Outros concílios assinalaram o triunfo da heresia: aqueles não ecumênicos de Rimini e de Selêucia, estamos em 359. Mas era previsível que pela forma como Santo Atanásio foi tratado e sobretudo pela forma como a verdadeira fé foi negada, o castigo estava operante. O imperador Constâncio, falecido em 360, foi sucedido por Juliano, conhecido como “o apóstata” (330-363), que chegou ao ponto de repudiar o batismo na tentativa de restaurar o paganismo.
Não demorou muito para que o novo imperador Valente, bem como o novo Papa Dâmaso, percebessem que Santo Atanásio estava certo e o reabilitassem. O intrépido defensor da fé católica morreu em 2 de maio de 373.
Mais duas coisas precisam ser destacadas.
A primeira: no tempo de Santo Atanásio, era apenas ele e uma pequena comunidade, os bispos do Egito e da Líbia, que defendiam a fé. Só eles souberam manter acesa a luz da fé.

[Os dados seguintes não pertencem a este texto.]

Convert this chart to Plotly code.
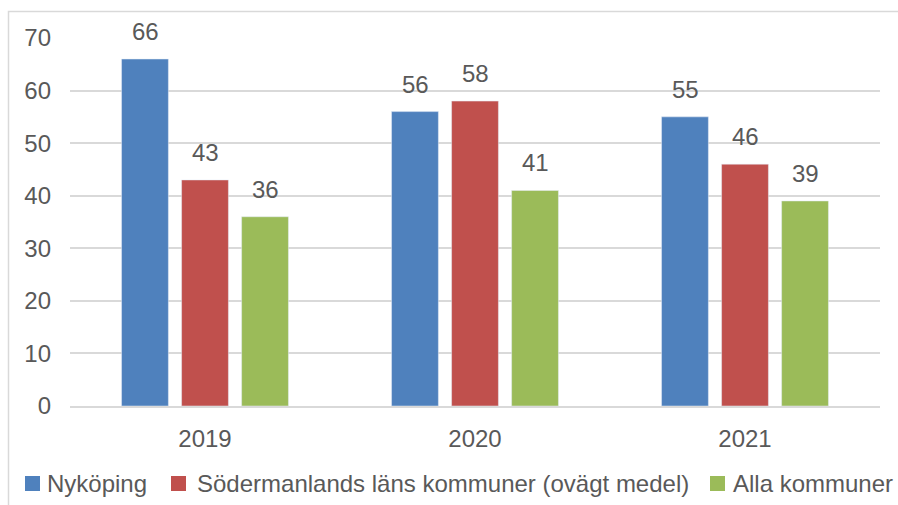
import plotly.graph_objects as go

years = ["2019", "2020", "2021"]
series_names = ["Nyköping", "Södermanlands läns kommuner (ovägt medel)", "Alla kommuner"]
nykoping = [66, 56, 55]
sodermanland = [43, 58, 46]
alla = [36, 41, 39]
colors = ["#4F81BD", "#C0504D", "#9BBB59"]
y_ticks = [0, 10, 20, 30, 40, 50, 60, 70]

W, H = 898, 505
# plot area in pixels: x 70..880, y 38..406
L, T = 70, 38
R = W - 880
B = H - 406
PW, PH = W - L - R, H - T - B

def px(x):
    return (x - L) / PW

def py(y):
    return (H - B - y) / PH

TXT = "#595959"
FONT = "Liberation Sans, Arial, sans-serif"

fig = go.Figure()
all_vals = [nykoping, sodermanland, alla]
for name, vals, c in zip(series_names, all_vals, colors):
    fig.add_trace(go.Bar(x=years, y=vals, name=name, marker_color=c, showlegend=False,
                         hoverinfo="skip"))

annotations = []
for i, vals in enumerate(all_vals):
    for j, v in enumerate(vals):
        annotations.append(dict(x=j, y=v, xref="x", yref="y", text=str(v), showarrow=False,
                                xanchor="center", yanchor="bottom", xshift=(i - 1) * 60, yshift=12,
                                font=dict(size=24, color=TXT, family=FONT)))

# custom legend
legend_pos = [(25, 45), (171, 195), (710, 731)]
shapes = [dict(type="rect", xref="paper", yref="paper",
               x0=px(8.5), x1=px(910), y0=py(515), y1=py(11.5),
               line=dict(color="#D9D9D9", width=1.5), layer="below")]
for (sx, tx), name, c in zip(legend_pos, series_names, colors):
    shapes.append(dict(type="rect", xref="paper", yref="paper",
                       x0=px(sx), x1=px(sx + 15), y0=py(491), y1=py(476),
                       fillcolor=c, line=dict(width=0)))
    annotations.append(dict(x=px(tx), y=py(483), xref="paper", yref="paper", text=name,
                            showarrow=False, xanchor="left", yanchor="middle",
                            font=dict(size=24, color=TXT, family=FONT)))

fig.update_layout(
    width=W, height=H,
    margin=dict(l=L, r=R, t=T, b=B),
    paper_bgcolor="white", plot_bgcolor="white",
    font=dict(family=FONT, size=24, color=TXT),
    barmode="group", bargap=0.333, bargroupgap=0.22,
    showlegend=False,
    xaxis=dict(type="category", showgrid=False, showline=True, linecolor="#D9D9D9", linewidth=1.5,
               ticks="", tickfont=dict(size=24, color=TXT), automargin=False,
               ticklabelstandoff=10),
    yaxis=dict(range=[0, 70], tickvals=y_ticks, showgrid=True, gridcolor="#D9D9D9",
               gridwidth=1.5, zeroline=False, ticks="", tickfont=dict(size=24, color=TXT),
               automargin=False, ticklabelstandoff=18),
    shapes=shapes,
    annotations=annotations,
)
fig.write_html("out.html", config={"displayModeBar": False},
               post_script="document.body.style.margin='0';document.body.style.overflow='hidden';")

A segunda: é significativo que quem combateu sozinho contra a heresia ariana nunca tenha sido teólogo. Sua grande sabedoria teológica, mais do que seus estudos, veio do encontro com seus mestres cristãos que testemunharam o martírio durante as perseguições de Diocleciano; e sobretudo do encontro com o grande Santo Antão. Ário, por outro lado, obteve grande consenso por sua grande preparação bíblica e teológica. Era, em suma, como os muitos teólogos que hoje estão na moda nos debates, presentes nas primeiras páginas dos jornais e nos talk-shows da televisão. Atanásio, porém, sabia o quanto a insídia do diabo estava presente. Na sua celebre Vida de Antão, relata um ensinamento do seu grande mestre: “*(…) os demônios são astutos e estão prontos para recorrer a qualquer engano e assumir outras aparências. Muitas vezes fingem cantar salmos sem serem vistos e citam palavras das Escrituras. (…). Às vezes eles assumem a aparência de monges, fingem falar como homens de fé para nos enganar com uma aparência semelhante à nossa, e depois arrastam para onde querem as vítimas de seus enganos”.